Manager triggers debate over employee who took a mental health day

Employer is considering whether to demote or fire the employee

Manager triggers debate over employee who took a mental health day

A vape shop owner has triggered a social media debate as he pondered over whether to fire or demote a worker for taking a mental health day.

The employer took to a Reddit forum to recount his experience with an allegedly unreliable worker, who he promoted to manager after “two solid years of good work as a cashier.” His struggles with the employee began one day when he woke up “three hours after the store should have opened,” only to be bombarded with messages from customers and other employees that the store was still closed.

“Customers have been trying to come [to the shop], but the store is closed,” he wrote. “Employees are showing up to work, but they’re locked out.”

The shop owner tried contacting the employee but did not get a response until “an hour before her shift was supposed to [be] over,” telling him that she needed to “take a mental health day and do some self-care.”

Although miffed by the response, the employer said that he tried to be “understanding because I know how important mental health can be.” But when asked why she did not inform him in advance, the employee said, “I didn't have enough spoons in my drawer for that.”

The shop owner felt the employee “cannot be trusted to handle the responsibility of opening the store,” so he gave her two options – to be demoted to her old position or to be fired.

The employee was not pleased and accused the shop owner of mental health and gender discrimination. The employee admitted that he could have responded better but stressed that the employee could have taken the time to call him.

His post caused a heated debate in the online platform with most users siding with the employer.

“She probably couldn’t cope with the extra pressure of the managerial position,” one commented. “Either that or something is going on in her out-of-work life.”

“I also have friends with serious mental health conditions like OCD and bipolar [disorder], and they would always do whatever they could to send a text if they couldn’t make it,” another posted. “They may be mentally ill, but they take pride in being professional in [their] jobs.”
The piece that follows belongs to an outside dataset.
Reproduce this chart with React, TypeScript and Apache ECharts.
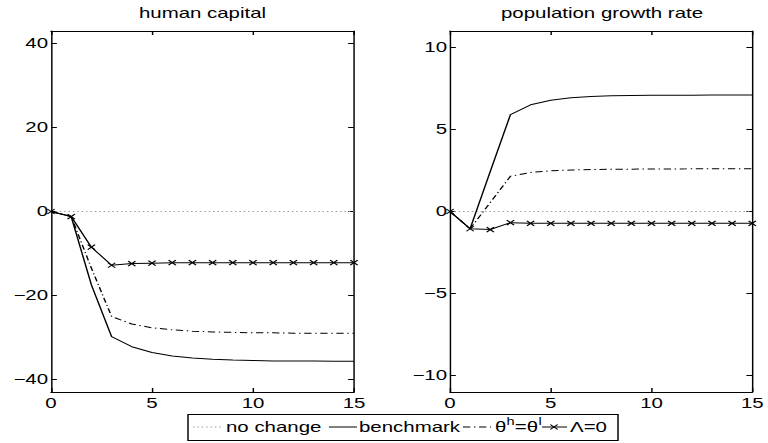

One poster insisted that the shop owner acted reasonably because he was not taking away the promotion because of the employee’s mental health or gender but because she did not “follow the sickness policy of contacting [him] before her shift.”

However, another warned about the legal ramifications of his decision, posting: “You should check your local employment laws to ensure you haven’t missed some sort of process [that might come back] to bite you… I doubt you’d be able to just offer demotion or termination without using the right process… To be clear, you’ve done nothing wrong morally but make sure she can’t turn around and sue you.”

Some commenters also felt that the owner was partly to blame for the issue.

“Places will promote people into managerial positions, but then not give them any training on how to effectively manage themselves,” one said. “You end up with someone muddling their way through it until someone eventually gives them training months later, only they’ve potentially ruined their team’s morale or trust by that point.”

The employer agreed, saying “I promoted her past her level of success. She was an amazing cashier, so I figured I’d reward that. But being good at sales doesn’t really translate to being a good manager. I’d be happy to have her here, doing her old job.”